Monday, January 27, 2014

Predictive Analytics in Tableau Part 5: Polynomial, Exponential and Piecewise Regression

Today, we will talk about some more types of regression using Tableau 8.1's new R functionality.  We previously talked about prediction using Linear Regression.  But, what if the relationship isn't linear?  In the real world, linearity is rarely the truth.  For this demonstration, we will use the same data set we used in Parts 1, 2, and 3.

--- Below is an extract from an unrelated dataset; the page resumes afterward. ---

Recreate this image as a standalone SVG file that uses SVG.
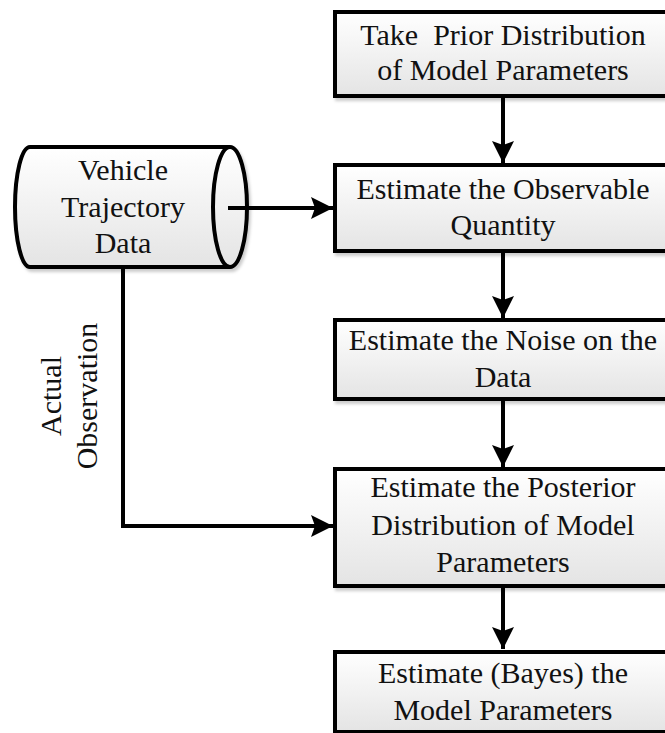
<svg xmlns="http://www.w3.org/2000/svg" width="665" height="733" viewBox="0 0 665 733">
  <style>
    .box { fill: url(#fillGrad); stroke: #000; stroke-width: 4; filter: url(#shadow); }
    .label { font-family: "Liberation Serif", "Times New Roman", serif; font-size: 30px; fill: #111; text-anchor: middle; }
    .wire { fill: none; stroke: #000; stroke-width: 4; }
  </style>
  <defs>
    <linearGradient id="fillGrad" x1="0" y1="0" x2="0" y2="1">
      <stop offset="0" stop-color="#ffffff"/>
      <stop offset="1" stop-color="#e4e4e4"/>
    </linearGradient>
    <filter id="shadow" x="-10%" y="-10%" width="125%" height="130%">
      <feDropShadow dx="2" dy="3" stdDeviation="1.5" flood-color="#000" flood-opacity="0.2"/>
    </filter>
    <marker id="arrow" markerUnits="userSpaceOnUse" markerWidth="24" markerHeight="24" refX="22" refY="11" orient="auto">
      <path d="M0,0 L22,11 L0,22 L4,11 Z" fill="#000"/>
    </marker>
  </defs>

  <!-- data source cylinder -->
  <g id="vehicle-data">
    <path class="box" d="M30,147 L230,147 A17,60 0 0 1 230,267 L30,267 A15,60 0 0 1 30,147 Z"/>
    <path class="wire" d="M230,147 A17,60 0 0 0 230,267"/>
    <text class="label" x="123" y="180">Vehicle</text>
    <text class="label" x="123" y="217">Trajectory</text>
    <text class="label" x="123" y="253">Data</text>
  </g>

  <g id="prior">
    <rect class="box" x="335" y="12" width="340" height="84"/>
    <text class="label" x="503" y="45" xml:space="preserve">Take  Prior Distribution</text>
    <text class="label" x="503" y="80">of Model Parameters</text>
  </g>

  <g id="observable">
    <rect class="box" x="335" y="165" width="340" height="86"/>
    <text class="label" x="503" y="199">Estimate the Observable</text>
    <text class="label" x="503" y="235">Quantity</text>
  </g>

  <g id="noise">
    <rect class="box" x="335" y="320" width="340" height="79"/>
    <text class="label" x="503" y="350">Estimate the Noise on the</text>
    <text class="label" x="503" y="387">Data</text>
  </g>

  <g id="posterior">
    <rect class="box" x="335" y="469" width="340" height="117"/>
    <text class="label" x="503" y="497">Estimate the Posterior</text>
    <text class="label" x="503" y="535">Distribution of Model</text>
    <text class="label" x="503" y="572">Parameters</text>
  </g>

  <g id="bayes">
    <rect class="box" x="335" y="652" width="340" height="80"/>
    <text class="label" x="503" y="683">Estimate (Bayes) the</text>
    <text class="label" x="503" y="720">Model Parameters</text>
  </g>

  <!-- connectors -->
  <g id="connectors">
    <line class="wire" x1="503" y1="97" x2="503" y2="163" marker-end="url(#arrow)"/>
    <line class="wire" x1="503" y1="252" x2="503" y2="318" marker-end="url(#arrow)"/>
    <line class="wire" x1="503" y1="400" x2="503" y2="467" marker-end="url(#arrow)"/>
    <line class="wire" x1="503" y1="587" x2="503" y2="649" marker-end="url(#arrow)"/>
    <line class="wire" x1="228" y1="208" x2="333" y2="208" marker-end="url(#arrow)"/>
    <polyline class="wire" points="123,269 123,526 333,526" marker-end="url(#arrow)"/>
    <text class="label" transform="translate(61,396) rotate(-90)">Actual</text>
    <text class="label" transform="translate(97,396) rotate(-90)">Observation</text>
  </g>
</svg>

First, let's look at our data.
 DJIA vs. Foreign by Year
As you can see, this data is not related linearly.  There is very little change in DJIA when Foreign is below 140.  However, when Foreign surpasses 140, DJIA skyrockets.  If we tried to use a line to predict these values, we would get something like this:
 DJIA vs. Foreign by Year (with Linear Trend)
This line is pretty far off from most of those points.  Fortunately, Tableau offers some more built-in trend lines.  Here are some good ones:
 DJIA vs. Foreign by Year (with Quadratic Trend)
 DJIA vs. Foreign by Year (with Exponential Trend)
As you can see, both of these models fit the data pretty well.  Now, let's see how to do them using R.
 DJIA (Exponential)
We see that all we have to do is make a new variable with whatever function we want and add it to the model.  As far as R knows, these are two completely different variables.  We could add all of the other variables to the mix as well if we wanted to.  We could easily model Foreign as a quadratic while modeling Consumer as a logarithm.  One important thing to note is that if you include a polynomial, you should include all lesser degrees.  Simply put, if you have a x^2, then you must also have x.  If you have x^3, you must also have x^2 and x.  We won't go into detail about why you should do this at this time.

Looking back at the earlier trends, we're not happy with either of these trends.  The quadratic trend has that troubling curvature at the left side while the exponential trend doesn't seem strong enough to capture the upward curvature.  Now, let's make a new model that Tableau doesn't even have!

What if we believe that there are actually two trends here?  Let's imagine that the relationship is linear for small values of Foreign (less than 135) and a different linear relationship for larger values of Foreign?  No problem!  We can combine our models!

SCRIPT_REAL("
djia <- .arg1
fore <- .arg2
th <- 135
fore2 <- fore^2

smallfore <- fore[fore<th]
smalldjia <- djia[fore<th]

largefore <- fore[fore>=th]
largedjia <- djia[fore>=th]

smallfit <- lm( smalldjia ~ smallfore )
largefit <- lm( largedjia ~ largefore )

c(smallfit\$fitted, largefit\$fitted)
",
SUM( [DJIA] ), SUM( [FOREIGN] ) )

Finally, let's see the results.
 DJIA vs. Foreign by Year (with Piecewise Prediction)
This model fits our data so much better!  This method is called Piecewise Regression.  The amazing thing about R is that there's a method for predicting anything you want.  You can even create your own prediction method if you need to.  Thanks for reading.  We hope you found this informative.

P.S.

We're curious how Tableau keeps track of which value in the output vector corresponds to each input.  This was a huge obstacle in Part 3 as well.  If you have ideas, let us know in the comments.

Data Analytics Consultant
Mariner, LLC
llewellyn.wb@gmail.com

1. Hi Brad, this is a great series! To answer your question about keeping track of the values, my understanding is that the ordering of what is sent to R from Tableau is based on the sort order of the addressing dimension(s). That creates a vector for each argument, and on the return from R to Tableau the assignment is in the same order. So the 1st address aka row in the partition gets the first value of the return vector, the 2nd address gets the 2nd value, and so on.

1. Thanks for the input Jonathan. That's what I suspected was the case. That concerns me when dealing with Nulls and functions where Time Series are involved. Perhaps I will have to investigate this a little further.

2. Thanks a lot Brad. The posts on Predictive Analytics are really helpful.

3. Daer Brad. This post are very interessting. Could you please help me to write the right syntax in Tableau for this R-syntax:

reg.quad <- nls (av~a*uv^2^2+ b*uv^2+c, data=Datensatz, start=list (a=51.75045, b=77.30759 , c=45.07692))

I am so sorry because i am a tableau beginner.